**DATA PROVIDED:**
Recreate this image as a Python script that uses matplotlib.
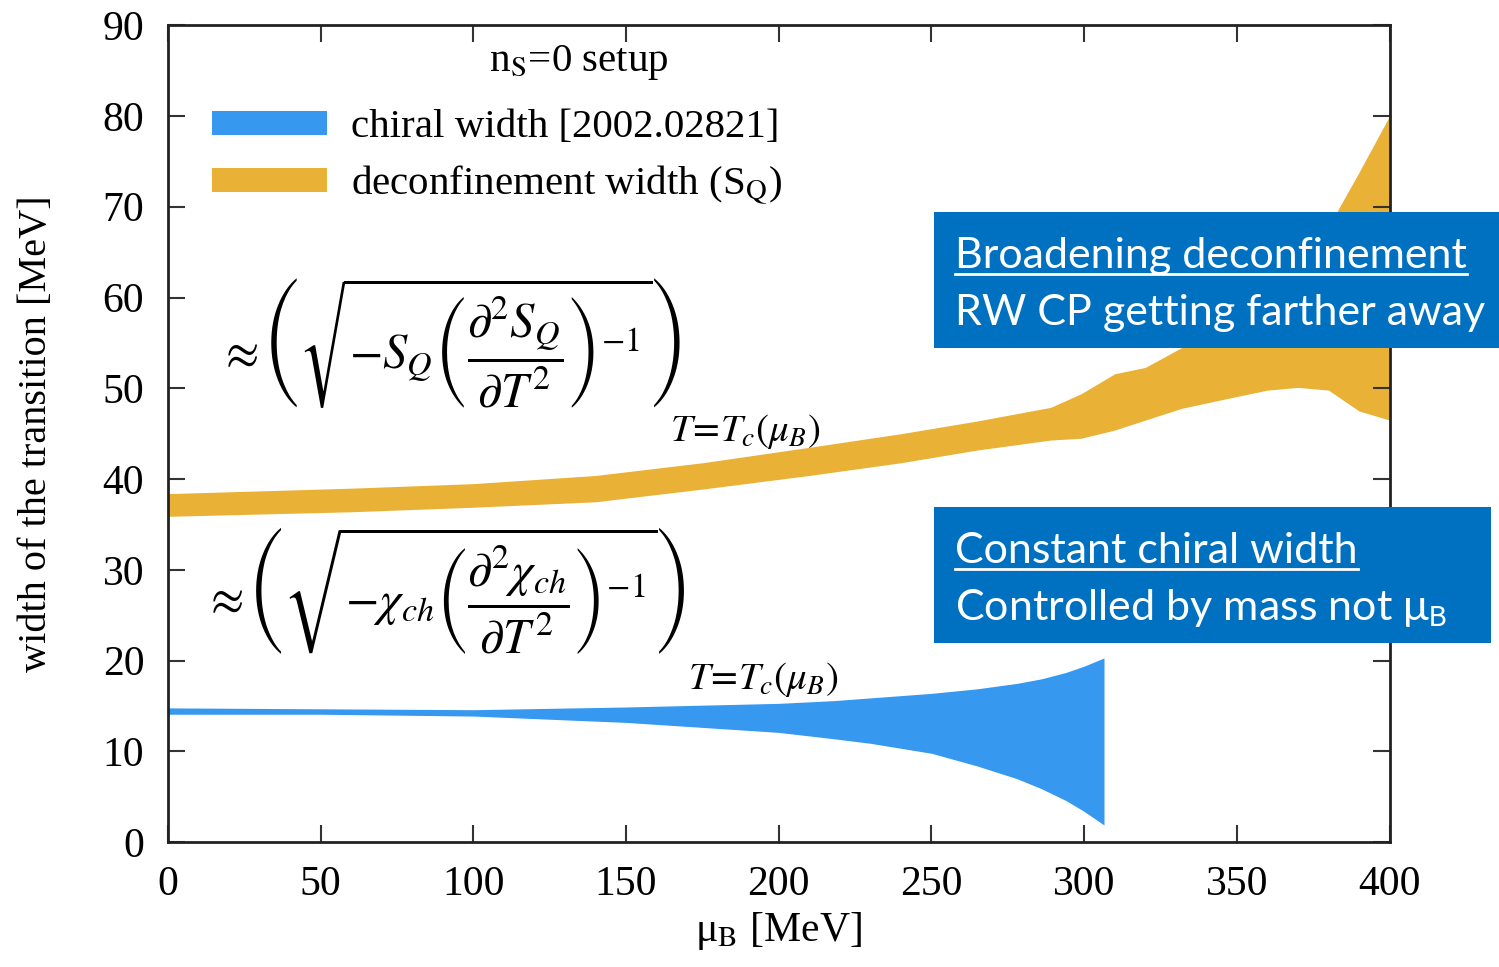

* * *

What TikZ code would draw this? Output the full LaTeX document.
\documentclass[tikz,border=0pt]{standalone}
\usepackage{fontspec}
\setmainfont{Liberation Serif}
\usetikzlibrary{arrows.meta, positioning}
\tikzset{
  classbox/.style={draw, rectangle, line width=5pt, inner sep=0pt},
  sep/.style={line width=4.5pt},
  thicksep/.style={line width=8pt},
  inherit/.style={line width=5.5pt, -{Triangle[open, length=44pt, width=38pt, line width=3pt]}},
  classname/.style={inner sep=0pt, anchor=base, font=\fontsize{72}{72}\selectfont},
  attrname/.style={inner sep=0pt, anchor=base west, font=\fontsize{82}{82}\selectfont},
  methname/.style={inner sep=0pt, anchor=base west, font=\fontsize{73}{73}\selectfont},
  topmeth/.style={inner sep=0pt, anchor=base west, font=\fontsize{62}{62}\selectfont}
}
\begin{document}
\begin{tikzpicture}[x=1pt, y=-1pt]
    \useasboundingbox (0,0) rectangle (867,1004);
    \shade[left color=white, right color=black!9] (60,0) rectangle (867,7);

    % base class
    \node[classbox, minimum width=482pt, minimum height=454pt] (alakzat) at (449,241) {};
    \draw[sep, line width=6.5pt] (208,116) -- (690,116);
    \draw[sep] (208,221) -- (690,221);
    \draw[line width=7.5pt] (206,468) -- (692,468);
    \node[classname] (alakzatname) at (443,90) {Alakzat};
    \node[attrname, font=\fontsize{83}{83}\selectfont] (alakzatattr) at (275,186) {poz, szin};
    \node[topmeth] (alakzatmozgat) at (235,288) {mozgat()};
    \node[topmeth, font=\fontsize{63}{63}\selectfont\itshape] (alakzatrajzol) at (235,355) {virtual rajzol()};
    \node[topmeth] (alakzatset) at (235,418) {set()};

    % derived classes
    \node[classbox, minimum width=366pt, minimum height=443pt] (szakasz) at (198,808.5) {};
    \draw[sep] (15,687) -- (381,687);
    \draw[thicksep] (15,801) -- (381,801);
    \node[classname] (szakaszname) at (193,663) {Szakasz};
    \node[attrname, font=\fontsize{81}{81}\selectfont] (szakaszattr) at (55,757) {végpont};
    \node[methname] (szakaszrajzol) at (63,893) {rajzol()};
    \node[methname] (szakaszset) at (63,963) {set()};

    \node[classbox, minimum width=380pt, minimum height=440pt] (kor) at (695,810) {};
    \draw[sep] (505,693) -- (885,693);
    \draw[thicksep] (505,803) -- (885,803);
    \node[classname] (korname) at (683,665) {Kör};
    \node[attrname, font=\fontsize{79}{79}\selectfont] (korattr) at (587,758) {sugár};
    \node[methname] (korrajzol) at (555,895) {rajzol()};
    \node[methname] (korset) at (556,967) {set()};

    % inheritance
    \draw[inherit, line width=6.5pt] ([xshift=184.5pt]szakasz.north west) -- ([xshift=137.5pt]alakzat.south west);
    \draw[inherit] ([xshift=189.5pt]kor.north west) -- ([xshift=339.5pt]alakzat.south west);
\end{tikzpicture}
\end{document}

**INSTRUCTION:** Report all lines of the data that include the word "draw".

**RIGHT ANSWER:**
What TikZ code would draw this? Output the full LaTeX document.
  classbox/.style={draw, rectangle, line width=5pt, inner sep=0pt},
    \draw[sep, line width=6.5pt] (208,116) -- (690,116);
    \draw[sep] (208,221) -- (690,221);
    \draw[line width=7.5pt] (206,468) -- (692,468);
    \draw[sep] (15,687) -- (381,687);
    \draw[thicksep] (15,801) -- (381,801);
    \draw[sep] (505,693) -- (885,693);
    \draw[thicksep] (505,803) -- (885,803);
    \draw[inherit, line width=6.5pt] ([xshift=184.5pt]szakasz.north west) -- ([xshift=137.5pt]alakzat.south west);
    \draw[inherit] ([xshift=189.5pt]kor.north west) -- ([xshift=339.5pt]alakzat.south west);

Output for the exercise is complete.